+++ INFORMATION SHOWN +++

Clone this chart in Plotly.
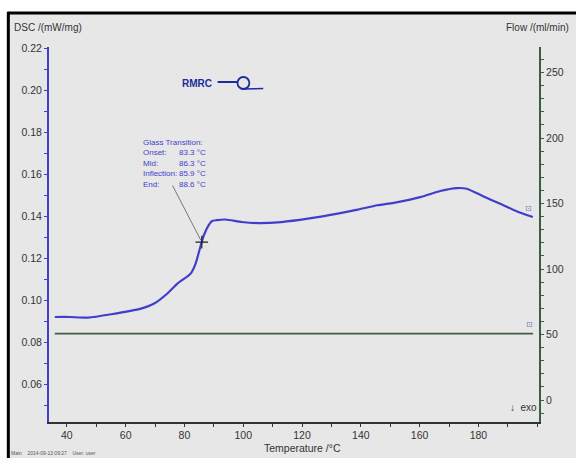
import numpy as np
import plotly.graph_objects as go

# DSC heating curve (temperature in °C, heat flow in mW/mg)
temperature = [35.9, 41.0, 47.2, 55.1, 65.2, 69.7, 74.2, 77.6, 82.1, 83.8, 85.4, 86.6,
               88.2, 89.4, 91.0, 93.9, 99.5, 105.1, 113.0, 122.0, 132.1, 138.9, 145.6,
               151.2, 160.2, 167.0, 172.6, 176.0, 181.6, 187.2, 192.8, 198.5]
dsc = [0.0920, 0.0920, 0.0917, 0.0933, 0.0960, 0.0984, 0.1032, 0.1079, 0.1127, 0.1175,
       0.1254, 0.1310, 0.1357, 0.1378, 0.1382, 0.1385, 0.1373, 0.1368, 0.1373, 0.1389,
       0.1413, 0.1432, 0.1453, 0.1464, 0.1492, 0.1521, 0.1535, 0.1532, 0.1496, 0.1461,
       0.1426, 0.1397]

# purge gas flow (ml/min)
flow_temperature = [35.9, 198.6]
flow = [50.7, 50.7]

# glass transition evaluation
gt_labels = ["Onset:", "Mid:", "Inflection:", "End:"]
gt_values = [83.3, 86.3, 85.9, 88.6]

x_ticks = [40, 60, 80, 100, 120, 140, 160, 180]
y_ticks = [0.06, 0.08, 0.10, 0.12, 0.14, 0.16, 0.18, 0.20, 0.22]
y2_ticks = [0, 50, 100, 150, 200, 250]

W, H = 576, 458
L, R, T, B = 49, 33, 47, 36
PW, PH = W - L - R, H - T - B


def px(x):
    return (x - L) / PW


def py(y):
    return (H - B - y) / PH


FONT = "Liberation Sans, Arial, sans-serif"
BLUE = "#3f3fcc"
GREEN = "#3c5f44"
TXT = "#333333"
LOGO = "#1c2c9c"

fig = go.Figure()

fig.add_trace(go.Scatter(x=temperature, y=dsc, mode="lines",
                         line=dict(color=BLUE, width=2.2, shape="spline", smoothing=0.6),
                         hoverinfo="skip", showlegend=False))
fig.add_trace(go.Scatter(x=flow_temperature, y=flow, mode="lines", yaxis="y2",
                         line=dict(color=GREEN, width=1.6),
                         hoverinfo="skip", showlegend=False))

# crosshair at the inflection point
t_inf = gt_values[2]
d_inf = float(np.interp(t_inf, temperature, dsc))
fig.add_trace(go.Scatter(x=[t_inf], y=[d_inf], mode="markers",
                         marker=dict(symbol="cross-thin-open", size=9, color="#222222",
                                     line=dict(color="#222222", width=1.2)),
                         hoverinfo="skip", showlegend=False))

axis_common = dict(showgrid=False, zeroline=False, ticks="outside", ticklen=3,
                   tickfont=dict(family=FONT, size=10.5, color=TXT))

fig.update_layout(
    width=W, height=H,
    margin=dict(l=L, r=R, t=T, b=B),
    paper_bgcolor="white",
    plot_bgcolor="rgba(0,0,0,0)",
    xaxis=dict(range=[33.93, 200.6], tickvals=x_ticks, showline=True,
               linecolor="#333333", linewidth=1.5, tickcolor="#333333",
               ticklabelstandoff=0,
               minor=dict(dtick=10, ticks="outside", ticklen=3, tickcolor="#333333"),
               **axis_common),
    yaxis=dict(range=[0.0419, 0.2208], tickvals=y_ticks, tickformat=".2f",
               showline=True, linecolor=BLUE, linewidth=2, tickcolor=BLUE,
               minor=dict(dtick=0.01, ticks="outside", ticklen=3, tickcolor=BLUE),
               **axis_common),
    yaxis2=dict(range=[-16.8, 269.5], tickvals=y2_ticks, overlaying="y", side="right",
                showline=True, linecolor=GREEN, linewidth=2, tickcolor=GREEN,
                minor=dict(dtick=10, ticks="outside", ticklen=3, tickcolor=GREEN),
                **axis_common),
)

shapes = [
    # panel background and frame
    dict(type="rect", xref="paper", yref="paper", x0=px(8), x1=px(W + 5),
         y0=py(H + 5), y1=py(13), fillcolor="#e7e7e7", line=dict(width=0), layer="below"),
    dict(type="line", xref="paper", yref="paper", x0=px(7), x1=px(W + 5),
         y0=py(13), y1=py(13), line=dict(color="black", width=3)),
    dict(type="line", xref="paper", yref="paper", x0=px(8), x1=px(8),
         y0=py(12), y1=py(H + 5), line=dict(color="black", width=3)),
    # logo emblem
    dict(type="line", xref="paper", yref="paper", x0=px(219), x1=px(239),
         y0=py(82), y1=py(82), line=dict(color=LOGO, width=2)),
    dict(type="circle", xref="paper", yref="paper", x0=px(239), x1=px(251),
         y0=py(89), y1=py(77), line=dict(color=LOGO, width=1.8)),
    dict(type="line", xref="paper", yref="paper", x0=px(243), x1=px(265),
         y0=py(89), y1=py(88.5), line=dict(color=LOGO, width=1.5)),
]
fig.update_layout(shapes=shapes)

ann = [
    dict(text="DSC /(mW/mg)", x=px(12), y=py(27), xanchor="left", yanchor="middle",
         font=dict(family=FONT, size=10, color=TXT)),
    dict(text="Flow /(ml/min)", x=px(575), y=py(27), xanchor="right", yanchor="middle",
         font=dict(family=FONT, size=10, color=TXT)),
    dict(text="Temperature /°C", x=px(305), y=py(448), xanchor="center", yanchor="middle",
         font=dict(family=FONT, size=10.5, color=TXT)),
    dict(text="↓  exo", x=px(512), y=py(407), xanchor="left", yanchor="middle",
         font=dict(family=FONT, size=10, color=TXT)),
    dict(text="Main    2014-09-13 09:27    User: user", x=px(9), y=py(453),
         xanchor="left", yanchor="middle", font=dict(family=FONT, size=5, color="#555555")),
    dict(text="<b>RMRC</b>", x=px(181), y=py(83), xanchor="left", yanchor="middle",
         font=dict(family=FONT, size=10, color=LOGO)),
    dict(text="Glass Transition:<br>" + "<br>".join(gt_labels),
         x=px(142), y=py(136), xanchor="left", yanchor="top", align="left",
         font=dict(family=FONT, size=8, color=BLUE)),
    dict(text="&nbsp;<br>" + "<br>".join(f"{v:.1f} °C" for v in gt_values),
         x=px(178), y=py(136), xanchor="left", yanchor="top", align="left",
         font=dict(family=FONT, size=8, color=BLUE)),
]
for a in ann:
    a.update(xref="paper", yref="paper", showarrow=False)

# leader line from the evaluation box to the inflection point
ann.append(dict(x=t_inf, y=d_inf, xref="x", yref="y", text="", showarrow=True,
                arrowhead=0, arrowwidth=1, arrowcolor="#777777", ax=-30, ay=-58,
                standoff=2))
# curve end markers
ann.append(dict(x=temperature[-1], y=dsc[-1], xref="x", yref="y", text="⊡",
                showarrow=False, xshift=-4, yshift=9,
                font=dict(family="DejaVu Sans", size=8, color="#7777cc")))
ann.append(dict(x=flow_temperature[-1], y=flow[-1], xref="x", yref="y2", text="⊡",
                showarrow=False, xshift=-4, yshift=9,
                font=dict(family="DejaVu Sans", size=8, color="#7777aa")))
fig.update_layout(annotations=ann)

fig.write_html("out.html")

+++

## GIVEN EXERCISE
Using the material above, return every line exactly as it appears, minus the pictures.

## SOLVED PROBLEM
Clone this chart in Plotly.
import numpy as np
import plotly.graph_objects as go

# DSC heating curve (temperature in °C, heat flow in mW/mg)
temperature = [35.9, 41.0, 47.2, 55.1, 65.2, 69.7, 74.2, 77.6, 82.1, 83.8, 85.4, 86.6,
               88.2, 89.4, 91.0, 93.9, 99.5, 105.1, 113.0, 122.0, 132.1, 138.9, 145.6,
               151.2, 160.2, 167.0, 172.6, 176.0, 181.6, 187.2, 192.8, 198.5]
dsc = [0.0920, 0.0920, 0.0917, 0.0933, 0.0960, 0.0984, 0.1032, 0.1079, 0.1127, 0.1175,
       0.1254, 0.1310, 0.1357, 0.1378, 0.1382, 0.1385, 0.1373, 0.1368, 0.1373, 0.1389,
       0.1413, 0.1432, 0.1453, 0.1464, 0.1492, 0.1521, 0.1535, 0.1532, 0.1496, 0.1461,
       0.1426, 0.1397]

# purge gas flow (ml/min)
flow_temperature = [35.9, 198.6]
flow = [50.7, 50.7]

# glass transition evaluation
gt_labels = ["Onset:", "Mid:", "Inflection:", "End:"]
gt_values = [83.3, 86.3, 85.9, 88.6]

x_ticks = [40, 60, 80, 100, 120, 140, 160, 180]
y_ticks = [0.06, 0.08, 0.10, 0.12, 0.14, 0.16, 0.18, 0.20, 0.22]
y2_ticks = [0, 50, 100, 150, 200, 250]

W, H = 576, 458
L, R, T, B = 49, 33, 47, 36
PW, PH = W - L - R, H - T - B


def px(x):
    return (x - L) / PW


def py(y):
    return (H - B - y) / PH


FONT = "Liberation Sans, Arial, sans-serif"
BLUE = "#3f3fcc"
GREEN = "#3c5f44"
TXT = "#333333"
LOGO = "#1c2c9c"

fig = go.Figure()

fig.add_trace(go.Scatter(x=temperature, y=dsc, mode="lines",
                         line=dict(color=BLUE, width=2.2, shape="spline", smoothing=0.6),
                         hoverinfo="skip", showlegend=False))
fig.add_trace(go.Scatter(x=flow_temperature, y=flow, mode="lines", yaxis="y2",
                         line=dict(color=GREEN, width=1.6),
                         hoverinfo="skip", showlegend=False))

# crosshair at the inflection point
t_inf = gt_values[2]
d_inf = float(np.interp(t_inf, temperature, dsc))
fig.add_trace(go.Scatter(x=[t_inf], y=[d_inf], mode="markers",
                         marker=dict(symbol="cross-thin-open", size=9, color="#222222",
                                     line=dict(color="#222222", width=1.2)),
                         hoverinfo="skip", showlegend=False))

axis_common = dict(showgrid=False, zeroline=False, ticks="outside", ticklen=3,
                   tickfont=dict(family=FONT, size=10.5, color=TXT))

fig.update_layout(
    width=W, height=H,
    margin=dict(l=L, r=R, t=T, b=B),
    paper_bgcolor="white",
    plot_bgcolor="rgba(0,0,0,0)",
    xaxis=dict(range=[33.93, 200.6], tickvals=x_ticks, showline=True,
               linecolor="#333333", linewidth=1.5, tickcolor="#333333",
               ticklabelstandoff=0,
               minor=dict(dtick=10, ticks="outside", ticklen=3, tickcolor="#333333"),
               **axis_common),
    yaxis=dict(range=[0.0419, 0.2208], tickvals=y_ticks, tickformat=".2f",
               showline=True, linecolor=BLUE, linewidth=2, tickcolor=BLUE,
               minor=dict(dtick=0.01, ticks="outside", ticklen=3, tickcolor=BLUE),
               **axis_common),
    yaxis2=dict(range=[-16.8, 269.5], tickvals=y2_ticks, overlaying="y", side="right",
                showline=True, linecolor=GREEN, linewidth=2, tickcolor=GREEN,
                minor=dict(dtick=10, ticks="outside", ticklen=3, tickcolor=GREEN),
                **axis_common),
)

shapes = [
    # panel background and frame
    dict(type="rect", xref="paper", yref="paper", x0=px(8), x1=px(W + 5),
         y0=py(H + 5), y1=py(13), fillcolor="#e7e7e7", line=dict(width=0), layer="below"),
    dict(type="line", xref="paper", yref="paper", x0=px(7), x1=px(W + 5),
         y0=py(13), y1=py(13), line=dict(color="black", width=3)),
    dict(type="line", xref="paper", yref="paper", x0=px(8), x1=px(8),
         y0=py(12), y1=py(H + 5), line=dict(color="black", width=3)),
    # logo emblem
    dict(type="line", xref="paper", yref="paper", x0=px(219), x1=px(239),
         y0=py(82), y1=py(82), line=dict(color=LOGO, width=2)),
    dict(type="circle", xref="paper", yref="paper", x0=px(239), x1=px(251),
         y0=py(89), y1=py(77), line=dict(color=LOGO, width=1.8)),
    dict(type="line", xref="paper", yref="paper", x0=px(243), x1=px(265),
         y0=py(89), y1=py(88.5), line=dict(color=LOGO, width=1.5)),
]
fig.update_layout(shapes=shapes)

ann = [
    dict(text="DSC /(mW/mg)", x=px(12), y=py(27), xanchor="left", yanchor="middle",
         font=dict(family=FONT, size=10, color=TXT)),
    dict(text="Flow /(ml/min)", x=px(575), y=py(27), xanchor="right", yanchor="middle",
         font=dict(family=FONT, size=10, color=TXT)),
    dict(text="Temperature /°C", x=px(305), y=py(448), xanchor="center", yanchor="middle",
         font=dict(family=FONT, size=10.5, color=TXT)),
    dict(text="↓  exo", x=px(512), y=py(407), xanchor="left", yanchor="middle",
         font=dict(family=FONT, size=10, color=TXT)),
    dict(text="Main    2014-09-13 09:27    User: user", x=px(9), y=py(453),
         xanchor="left", yanchor="middle", font=dict(family=FONT, size=5, color="#555555")),
    dict(text="<b>RMRC</b>", x=px(181), y=py(83), xanchor="left", yanchor="middle",
         font=dict(family=FONT, size=10, color=LOGO)),
    dict(text="Glass Transition:<br>" + "<br>".join(gt_labels),
         x=px(142), y=py(136), xanchor="left", yanchor="top", align="left",
         font=dict(family=FONT, size=8, color=BLUE)),
    dict(text="&nbsp;<br>" + "<br>".join(f"{v:.1f} °C" for v in gt_values),
         x=px(178), y=py(136), xanchor="left", yanchor="top", align="left",
         font=dict(family=FONT, size=8, color=BLUE)),
]
for a in ann:
    a.update(xref="paper", yref="paper", showarrow=False)

# leader line from the evaluation box to the inflection point
ann.append(dict(x=t_inf, y=d_inf, xref="x", yref="y", text="", showarrow=True,
                arrowhead=0, arrowwidth=1, arrowcolor="#777777", ax=-30, ay=-58,
                standoff=2))
# curve end markers
ann.append(dict(x=temperature[-1], y=dsc[-1], xref="x", yref="y", text="⊡",
                showarrow=False, xshift=-4, yshift=9,
                font=dict(family="DejaVu Sans", size=8, color="#7777cc")))
ann.append(dict(x=flow_temperature[-1], y=flow[-1], xref="x", yref="y2", text="⊡",
                showarrow=False, xshift=-4, yshift=9,
                font=dict(family="DejaVu Sans", size=8, color="#7777aa")))
fig.update_layout(annotations=ann)

fig.write_html("out.html")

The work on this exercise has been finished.